— Тогда и я не стану тянуть. Забыла сказать, росла я без матери. Бедняжка умерла во время эпидемии оспы, прошедшейся по Нанту когда мне было два или три года. Но, честно говоря, я была жизнерадостным ребенком с весьма живым нравом, так что даже это не сильно омрачало мое детство. У меня был домик, каждый дюйм которого был мне знаком, была мастерская отца, где можно было, спрятавшись, наблюдать за его работой, была уличная ребятня, с которой я разоряла окрестные сады и играла в «три жабы». Словом, детство у меня было такое, на какое и грех бы жаловаться. Я надеялась быстро вырасти и стать специалистом по многоконтурным микросхемам. Да, я всегда была тем, что принято называть папиной дочкой. Я хотела работать в мастерской, где всегда пахнет текстолитом, припоем и металлом, орудовать крохотными молоточками и рассматривать микросхемы, огромные и причудливые, как созданные руками нечеловеческой расы многоярусные замки. Отец смеялся и говорил, что это дело не для женских рук. «Не забивай свою головку, попрыгунья, — говорил он, посмеиваясь в бороду и сдвинув на лоб свои очки с толстенными линзами, — Тебе и без этой пыли будет хорошо. Вот исполнится тебе десять, и я попрошу отца Иоганесса из старой церкви чтобы обучил тебя грамоте. Он старик добрый, хоть и пьяница. Выучит тебя буквам, и будешь самой первой леди в нашем квартале. А кто знает грамоту, тому ремесленником быть грех. Нет, грамотеи по лекалам микросхемы не травят, попрыгунья… Судьба тебе сидеть в графском палаццо, дела разбирать, письма читать, счет вести. И сыщется тебе жених, может не маркиз, но из хороших людей, не из нашего брата ремесленника. А даже если не выйдет, к пятнадцати годам у тебя будет достаточное приданное чтобы выдать тебя замуж за какого-нибудь рыцаря, может не из знатного рода, но смелого, честного и порядочного». Отче, там впереди никак огни стражи. Давайте-ка станем здесь за углом, обождем немного.
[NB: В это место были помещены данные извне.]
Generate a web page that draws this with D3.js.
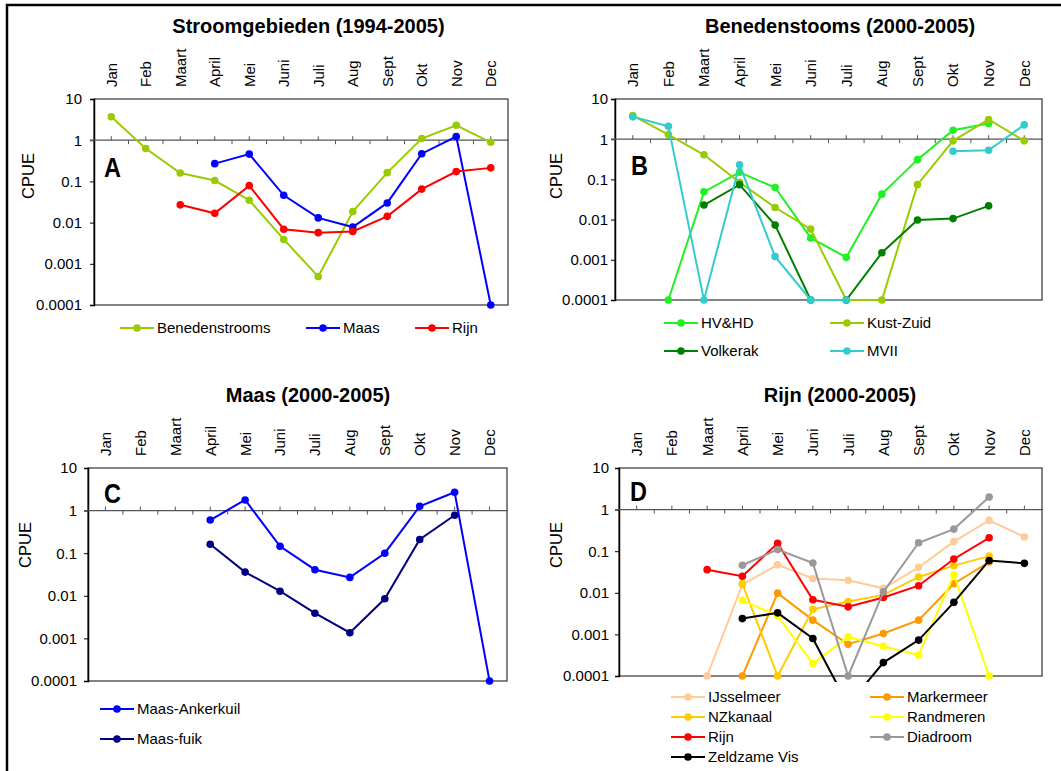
<!DOCTYPE html>
<html>
<head>
<meta charset="utf-8">
<script src="https://cdn.jsdelivr.net/npm/d3@7"></script>
<style>
  html, body { margin: 0; padding: 0; background: #fff; }
  svg { display: block; }
  text { font-family: "Liberation Sans", Arial, sans-serif; fill: #000; }
</style>
</head>
<body>
<svg id="chart" width="1061" height="771"></svg>
<script>
// ---------------- DATA ----------------
const months = ["Jan","Feb","Maart","April","Mei","Juni","Juli","Aug","Sept","Okt","Nov","Dec"];
const yTickValues = [0.0001, 0.001, 0.01, 0.1, 1, 10];
const yTickLabels = ["0.0001", "0.001", "0.01", "0.1", "1", "10"];

// Panel A: Stroomgebieden (1994-2005)
const benedenstroomsA = [3.7, 0.63, 0.16, 0.105, 0.035, 0.0039, 0.00049, 0.0185, 0.163, 1.1, 2.3, 0.89];
const maasA           = [null, null, null, 0.27, 0.46, 0.046, 0.013, 0.0078, 0.030, 0.47, 1.23, 0.0001];
const rijnA           = [null, null, 0.027, 0.0168, 0.079, 0.0069, 0.0057, 0.0061, 0.0142, 0.065, 0.173, 0.213];

// Panel B: Benedenstooms (2000-2005)
const hvhdB      = [null, 0.0001, 0.049, 0.15, 0.063, 0.0035, 0.00115, 0.043, 0.31, 1.67, 2.45, null];
const kustZuidB  = [3.85, 1.3, 0.41, 0.085, 0.02, 0.0058, 0.0001, 0.0001, 0.074, 0.91, 3.1, 0.91];
const volkerakB  = [null, null, 0.023, 0.074, 0.0073, 0.0001, 0.0001, 0.0015, 0.0098, 0.0106, 0.022, null];
const mviiB      = [3.6, 2.1, 0.0001, 0.23, 0.0012, 0.0001, 0.0001, null, null, 0.50, 0.53, 2.27];

// Panel C: Maas (2000-2005)
const ankerkuilC = [null, null, null, 0.60, 1.78, 0.145, 0.041, 0.027, 0.1, 1.26, 2.7, 0.0001];
const fuikC      = [null, null, null, 0.162, 0.036, 0.0128, 0.0039, 0.00136, 0.0085, 0.21, 0.78, null];

// Panel D: Rijn (2000-2005)
const ijsselmeerD = [null, null, 0.0001, 0.0158, 0.047, 0.022, 0.020, 0.0128, 0.041, 0.17, 0.55, 0.22];
const markermeerD = [null, null, null, 0.0001, 0.0098, 0.0022, 0.00058, 0.00105, 0.0022, 0.0165, 0.055, null];
const nzkanaalD   = [null, null, null, 0.0165, 0.0001, 0.004, 0.0062, 0.0089, 0.024, 0.045, 0.076, null];
const randmerenD  = [null, null, null, 0.0066, 0.0028, 0.0002, 0.00087, 0.00052, 0.00032, 0.027, 0.0001, null];
const rijnD       = [null, null, 0.036, 0.025, 0.155, 0.0068, 0.0046, 0.0077, 0.0148, 0.065, 0.21, null];
const diadroomD   = [null, null, null, 0.046, 0.11, 0.052, 0.0001, 0.0105, 0.16, 0.34, 2.0, null];
const zeldzameD   = [null, null, null, 0.0024, 0.0033, 0.0008, 0.00002, 0.00021, 0.00073, 0.0059, 0.06, 0.051];

// ---------------- LAYOUT ----------------
const panels = [
  { id: "A", title: "Stroomgebieden (1994-2005)", titleX: 308.5, x0: 94, x1: 508, y0: 99, y1: 305,
    cpueX: 28.5, tickLabelX: 82, letterX: 104, letterY: 177,
    series: [
      { name: "Benedenstrooms", values: benedenstroomsA, color: "#99CC00" },
      { name: "Maas", values: maasA, color: "#0000FF" },
      { name: "Rijn", values: rijnA, color: "#FF0000" }
    ],
    legend: [[120, 328], [306, 328], [415, 328]] },
  { id: "B", title: "Benedenstooms (2000-2005)", titleX: 840, x0: 615, x1: 1042, y0: 99, y1: 300,
    cpueX: 556.5, tickLabelX: 608, letterX: 631, letterY: 175,
    series: [
      { name: "HV&HD", values: hvhdB, color: "#22F022" },
      { name: "Kust-Zuid", values: kustZuidB, color: "#99CC00" },
      { name: "Volkerak", values: volkerakB, color: "#008000" },
      { name: "MVII", values: mviiB, color: "#33CCCC" }
    ],
    legend: [[664, 323], [830, 323], [664, 351], [830, 351]] },
  { id: "C", title: "Maas (2000-2005)", titleX: 308, x0: 88, x1: 507, y0: 468, y1: 681,
    cpueX: 25, tickLabelX: 77, letterX: 104, letterY: 503,
    series: [
      { name: "Maas-Ankerkuil", values: ankerkuilC, color: "#0000FF" },
      { name: "Maas-fuik", values: fuikC, color: "#000080" }
    ],
    legend: [[100, 709], [100, 739]] },
  { id: "D", title: "Rijn (2000-2005)", titleX: 840, x0: 619, x1: 1042, y0: 468, y1: 676,
    cpueX: 556.5, tickLabelX: 609, letterX: 630, letterY: 501,
    series: [
      { name: "IJsselmeer", values: ijsselmeerD, color: "#FFCC99" },
      { name: "Markermeer", values: markermeerD, color: "#FF9900" },
      { name: "NZkanaal", values: nzkanaalD, color: "#FFCC00" },
      { name: "Randmeren", values: randmerenD, color: "#FFFF00" },
      { name: "Rijn", values: rijnD, color: "#FF0000" },
      { name: "Diadroom", values: diadroomD, color: "#999999" },
      { name: "Zeldzame Vis", values: zeldzameD, color: "#000000" }
    ],
    legend: [[671, 697], [870, 697], [671, 717], [870, 717], [671, 737], [870, 737], [671, 757]] }
];

const svg = d3.select("#chart");

// outer frame (top + left edges visible)
svg.append("path")
  .attr("d", "M7,1000 L7,5 L1100,5")
  .attr("fill", "none").attr("stroke", "#000").attr("stroke-width", 2.5);

const defs = svg.append("defs");

panels.forEach((p, pi) => {
  const g = svg.append("g");
  const x = d3.scaleBand().domain(months).range([p.x0, p.x1]).padding(0);
  const bw = x.bandwidth();
  const cx = m => x(m) + bw / 2;
  const y = d3.scaleLog().domain([0.0001, 10]).range([p.y1, p.y0]);

  // title
  g.append("text")
    .attr("x", p.titleX).attr("y", p.y0 - 66)
    .attr("text-anchor", "middle")
    .style("font-weight", "bold").style("font-size", "20px")
    .text(p.title);

  // month labels (rotated)
  months.forEach(m => {
    g.append("text")
      .attr("transform", `translate(${cx(m)},${p.y0 - 12}) rotate(-90)`)
      .attr("dy", "0.36em")
      .attr("text-anchor", "start")
      .style("font-size", "15px")
      .text(m);
  });

  // plot frame
  g.append("rect")
    .attr("x", p.x0).attr("y", p.y0)
    .attr("width", p.x1 - p.x0).attr("height", p.y1 - p.y0)
    .attr("fill", "none").attr("stroke", "#333").attr("stroke-width", 1.2);

  // y axis
  const yAxis = d3.axisLeft(y).tickValues(yTickValues)
    .tickFormat((d, i) => yTickLabels[i]).tickSize(4).tickPadding(p.x0 - 4 - p.tickLabelX);
  const ya = g.append("g").attr("transform", `translate(${p.x0},0)`).call(yAxis);
  ya.select(".domain").attr("stroke", "#000").attr("stroke-width", 1.5);
  ya.selectAll(".tick line").attr("stroke", "#000");
  ya.selectAll(".tick text").style("font-size", "15px").style("font-family", "'Liberation Sans', Arial, sans-serif").attr("fill", "#000");

  // horizontal category axis crossing at 1
  const y1v = y(1);
  g.append("line")
    .attr("x1", p.x0 - 4).attr("x2", p.x1 + 1)
    .attr("y1", y1v).attr("y2", y1v)
    .attr("stroke", "#555").attr("stroke-width", 1.3);
  // tick marks: centers above, boundaries below
  months.forEach((m, i) => {
    g.append("line").attr("x1", cx(m)).attr("x2", cx(m))
      .attr("y1", y1v - 4).attr("y2", y1v).attr("stroke", "#555");
    if (i > 0) {
      g.append("line").attr("x1", x(m)).attr("x2", x(m))
        .attr("y1", y1v).attr("y2", y1v + 4).attr("stroke", "#555");
    }
  });

  // panel letter (narrow bold)
  g.append("text")
    .attr("transform", `translate(${p.letterX},${p.letterY}) scale(0.84,1)`)
    .style("font-weight", "bold").style("font-size", "28px")
    .text(p.id);

  // CPUE label
  g.append("text")
    .attr("transform", `translate(${p.cpueX},${p.y0 + 77}) rotate(-90)`)
    .attr("dy", "0.36em").attr("text-anchor", "middle")
    .style("font-size", "16.5px")
    .text("CPUE");

  // clip region (lines that dive below the minimum are cut a few px below the frame)
  const clipId = "clip" + pi;
  defs.append("clipPath").attr("id", clipId).append("rect")
    .attr("x", p.x0 - 10).attr("y", p.y0 - 10)
    .attr("width", p.x1 - p.x0 + 20).attr("height", p.y1 - p.y0 + 16);

  const plot = g.append("g").attr("clip-path", `url(#${clipId})`);
  const line = d3.line()
    .defined(d => d.v !== null)
    .x(d => cx(d.m)).y(d => y(d.v));

  p.series.forEach(s => {
    const pts = months.map((m, i) => ({ m, v: s.values[i] }));
    plot.append("path").datum(pts)
      .attr("d", line)
      .attr("fill", "none").attr("stroke", s.color).attr("stroke-width", 2);
    plot.selectAll(null).data(pts.filter(d => d.v !== null && d.v >= 0.0001))
      .enter().append("circle")
      .attr("cx", d => cx(d.m)).attr("cy", d => y(d.v))
      .attr("r", 3.8).attr("fill", s.color);
  });

  // legend
  p.series.forEach((s, i) => {
    const [lx, ly] = p.legend[i];
    const lg = g.append("g");
    lg.append("line").attr("x1", lx).attr("x2", lx + 34).attr("y1", ly).attr("y2", ly)
      .attr("stroke", s.color).attr("stroke-width", 2);
    lg.append("circle").attr("cx", lx + 17).attr("cy", ly).attr("r", 3.8).attr("fill", s.color);
    lg.append("text").attr("x", lx + 37).attr("y", ly).attr("dy", "0.36em")
      .style("font-size", "15px").text(s.name);
  });
});
</script>
</body>
</html>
— Вы правы, лучше не рисковать…
— Тем больше у меня будет времени чтобы закончить. Как вы понимаете, до приданного дело не дошло. И до грамоты тоже — я заболела, когда мне исполнилось девять. Началось все со слабости, которой прежде со мной никогда не случалось. «Что с тобой, попрыгунья? — озабоченно спрашивал отец, глядя на то, как я едва ковыляю по дому, — Ты сегодня что-то не в духе, как будто?». «Ерунда, папочка, — отвечала я, хотя чувствовала себя весьма паршиво, как тающая на солнце мокрица, — Наверно, съела вчера что-то не то». Я еще не знала этого, но болезнь, гнездившаяся во мне, набирала силу. Она долго примерялась, может быть, не один год. Но когда она взялась действовать, все произошло очень быстро. В три дня она уложила меня в постель. Жар, онемение пальцев, тревожные сердцебиения, муть перед глазами… Прежде я росла здоровым ребенком, и ничем страшнее насморка не болела. Но тут я почувствовала, что мне придется столкнуться с чем-то посерьезней. Болезнь — паршивая штука, святой отец. Особенно когда тебе девять лет. Она причиняет боль и неимоверные страдания, но, что еще хуже, она пугает. Болезнь — это не разбойник, от которого можно убежать, не трактирный дебошир, которого скрутит первый же стражник, не злобный бретонец, прискакавший с запада. Это что-то страшное, но укрытое в тебе самой. Болезнь — это страх, святой отец. Ты начинаешь бояться собственного тела. Девять лет тебе казалось, что оно знакомо тебе, как знакомы собственные пальцы, каждая его черточка с детства привычна и понятна. Вот маленький шрам на голени — это когда в трехлетнем возрасте рассекла ногу о забор в палисаднике. Вот пупок, он смешной и забавный, и непонятно, зачем точно нужен. Вот родинки, которые отец называет «цыганское счастье», их много и они рассыпаны по животу, как крошечные чернильные кляксы. Но болезнь меняет это. «Это не твое тело больше, — говорит она булькающим шепотом тебе в ухо, пока ты сотрясаешься в спазмах, — Не тешь себя. Теперь в этом теле живу я. И я его настоящая хозяйка».
Отец Гидеон хмурился. Интересно, что вызвало его обеспокоенность — мой рассказ или перекликающиеся стражники на другом конце улицы?